Well this mission did not end that Sunday. The South Loop Campus ministry still is in action today. Almost every Sunday night we have been gathering at Grace Place to make sandwiches, eat and, make friends. It seems like each night there are more of us involved as well. The homeless folks that come tell us stories of their lives in the shelters they are living in, and about their past careers. Many have lost jobs, many are retired veterans, many are out of college and can not find a job. They are people with dreams and goals just like myself. I think that I why I seem to have a hard time distinguishing who at our table of about 30 people is homeless and who isn't. To me now this does not matter. We all have our stories and our communities that we are from.  This has just become our time to collaborate our lives and communities together.

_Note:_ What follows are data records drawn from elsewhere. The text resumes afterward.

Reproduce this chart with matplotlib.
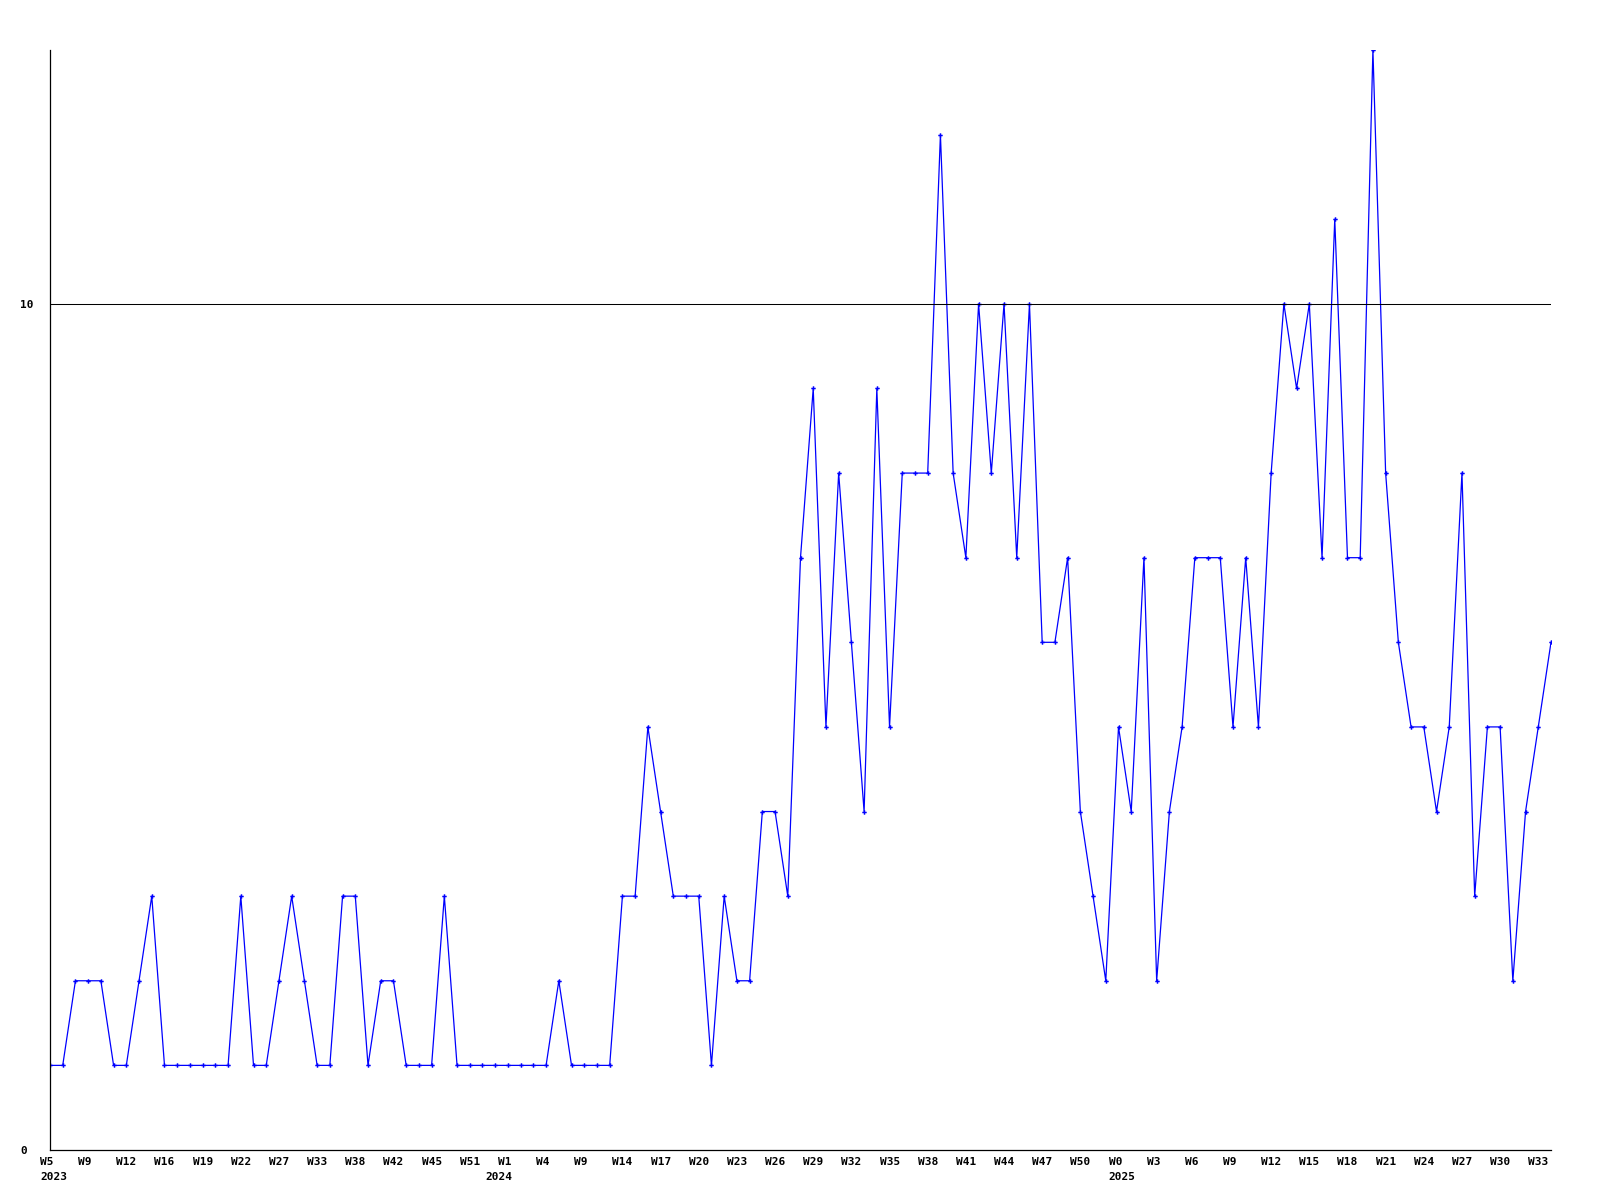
import matplotlib
matplotlib.use("Agg")
import matplotlib.pyplot as plt
import matplotlib.transforms as mtransforms

plt.rcParams['font.family'] = 'DejaVu Sans Mono'
plt.rcParams['font.weight'] = 'bold'

# weekly counts, one point per week that has data
counts = [
    1, 1, 2, 2, 2, 1, 1, 2, 3, 1,
    1, 1, 1, 1, 1, 3, 1, 1, 2, 3,
    2, 1, 1, 3, 3, 1, 2, 2, 1, 1,
    1, 3, 1, 1, 1, 1, 1, 1, 1, 1,
    2, 1, 1, 1, 1, 3, 3, 5, 4, 3,
    3, 3, 1, 3, 2, 2, 4, 4, 3, 7,
    9, 5, 8, 6, 4, 9, 5, 8, 8, 8,
    12, 8, 7, 10, 8, 10, 7, 10, 6, 6,
    7, 4, 3, 2, 5, 4, 7, 2, 4, 5,
    7, 7, 7, 5, 7, 5, 8, 10, 9, 10,
    7, 11, 7, 7, 13, 8, 6, 5, 5, 4,
    5, 8, 3, 5, 5, 2, 4, 5, 6,
]

# label on every third point
week_labels = [
    "W5", "W9", "W12", "W16", "W19", "W22", "W27", "W33", "W38", "W42",
    "W45", "W51", "W1", "W4", "W9", "W14", "W17", "W20", "W23", "W26",
    "W29", "W32", "W35", "W38", "W41", "W44", "W47", "W50", "W0", "W3",
    "W6", "W9", "W12", "W15", "W18", "W21", "W24", "W27", "W30", "W33",
]
years = ["2023", "2024", "2025"]
year_pos = [0, 35, 84]

x = list(range(len(counts)))

fig = plt.figure(figsize=(16, 12), dpi=100)
ax = fig.add_axes([50 / 1600, 50 / 1200, 1501 / 1600, 1100 / 1200])

ax.plot(x, counts, color="#0000ff", lw=0.9, marker="P", ms=3.2, mew=0)
ax.axhline(10, color="black", lw=0.75)

ax.set_xlim(0, len(counts) - 1)
ax.set_ylim(0, 13)

for s in ["top", "right"]:
    ax.spines[s].set_visible(False)
for s in ["left", "bottom"]:
    ax.spines[s].set_linewidth(0.9)

ax.set_xticks(x[::3])
ax.set_xticklabels(week_labels, fontsize=8, fontweight="bold")
ax.tick_params(axis="x", length=0, pad=5)
shift = mtransforms.ScaledTranslation(-10 / 100, 0, fig.dpi_scale_trans)
for lab in ax.get_xticklabels():
    lab.set_ha("left")
    lab.set_transform(lab.get_transform() + shift)

ax.set_yticks([0, 10])
ax.set_yticklabels(["0", "10"], fontsize=8, fontweight="bold")
ax.tick_params(axis="y", length=0, pad=21.6)
for lab in ax.get_yticklabels():
    lab.set_ha("left")

trans = mtransforms.blended_transform_factory(ax.transData, ax.transAxes)
for yr, p in zip(years, year_pos):
    ax.text(p, 0, yr, transform=trans + mtransforms.ScaledTranslation(-10 / 100, -27 / 100, fig.dpi_scale_trans),
            ha="left", va="center", fontsize=8, fontweight="bold")

fig.savefig("out.png", dpi=100)
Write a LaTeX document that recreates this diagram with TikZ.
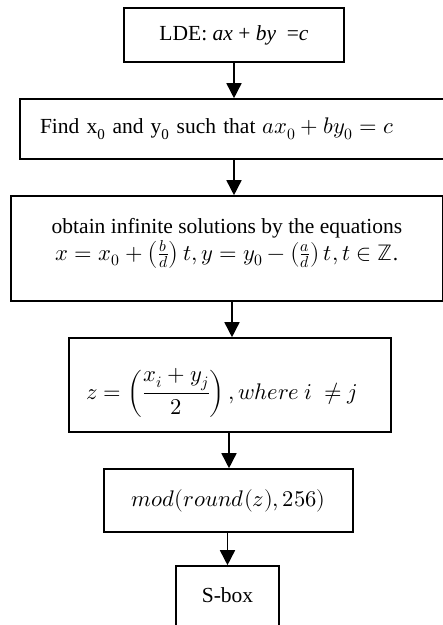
\documentclass[tikz,border=0pt]{standalone}
\usepackage{amsmath}
\usepackage{fontspec}
\usepackage{unicode-math}
\setmainfont{Liberation Serif}
\setmathfont{Latin Modern Math}[Scale=1.05]
\usetikzlibrary{arrows.meta}
\begin{document}
\begin{tikzpicture}[x=1pt,y=-1pt,
  every node/.style={font=\fontsize{21.5}{26}\selectfont},
  boxx/.style={draw,line width=1.6pt,inner sep=0pt},
  arr/.style={line width=1.6pt,-{Triangle[width=15pt,length=15pt]}}]
\useasboundingbox (0,0) rectangle (443,625);
\begin{scope}
\clip (0,0) rectangle (443,625);
\node[boxx,minimum width=220pt,minimum height=54pt] (b1) at (234,35) {LDE: \textit{ax} + \textit{by}~~=\textit{c}};
\node[boxx,minimum width=450pt,minimum height=60pt,text width=410pt,align=left] (b2) at (245,129) {Find x\textsubscript{0} and y\textsubscript{0} such that $ax_0 + by_0 = c$};
\node[boxx,minimum width=432pt,minimum height=105pt] (b3) at (227,248.5) {};
\node[boxx,minimum width=103pt,minimum height=62pt] (b6) at (227.5,597) {};
\end{scope}
\node[align=center] (t3) at (227,243) {obtain infinite solutions by the equations\\[1pt] $x = x_0 + \left(\frac{b}{d}\right)t, y = y_0 - \left(\frac{a}{d}\right)t, t \in \mathbb{Z}$.};
\node[boxx,minimum width=322pt,minimum height=94pt] (b4) at (230,385) {};
\node (t4) at (222,393) {$z = \left(\dfrac{x_i + y_j}{2}\right), where\ i\ \neq j$};
\node[boxx,minimum width=249pt,minimum height=63pt] (b5) at (228.5,500.5) {$mod(round(z), 256)$};
\node (t6) at (227.5,595) {S-box};
\coordinate (c3) at (232,301);
\coordinate (c4) at (229,432);
\coordinate (c5) at (227.5,532);
\draw[arr] (b1.south) -- (b1.south |- b2.north);
\draw[arr] (b1.south |- b2.south) -- (b1.south |- b3.north);
\draw[arr] (c3) -- (c3 |- b4.north);
\draw[arr] (c4) -- (c4 |- b5.north);
\draw[arr] (c5) -- (c5 |- b6.north);
\end{tikzpicture}
\end{document}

When walking the streets of Lower Wacker last Sunday I began to see the homeless community of Chicago. They stick up for one another just as I do for my friends and neighbors. One of the warmest feelings is when one of the people we give bags of food too become so energetic and point out where more people are sitting, and then we head that way. There are also many homeless folks that deliver food with us after the meal. They tend to always know the best places to take us. It is quite fun! The smiles, laughs and running, cold weather (such a random list) makes our mission even stronger. The help from our homeless friends makes it even stronger. We depend on them, their stories, their adventures and their truth to make our mission succeed. As blind as we are it is really not that hard to open our eyes.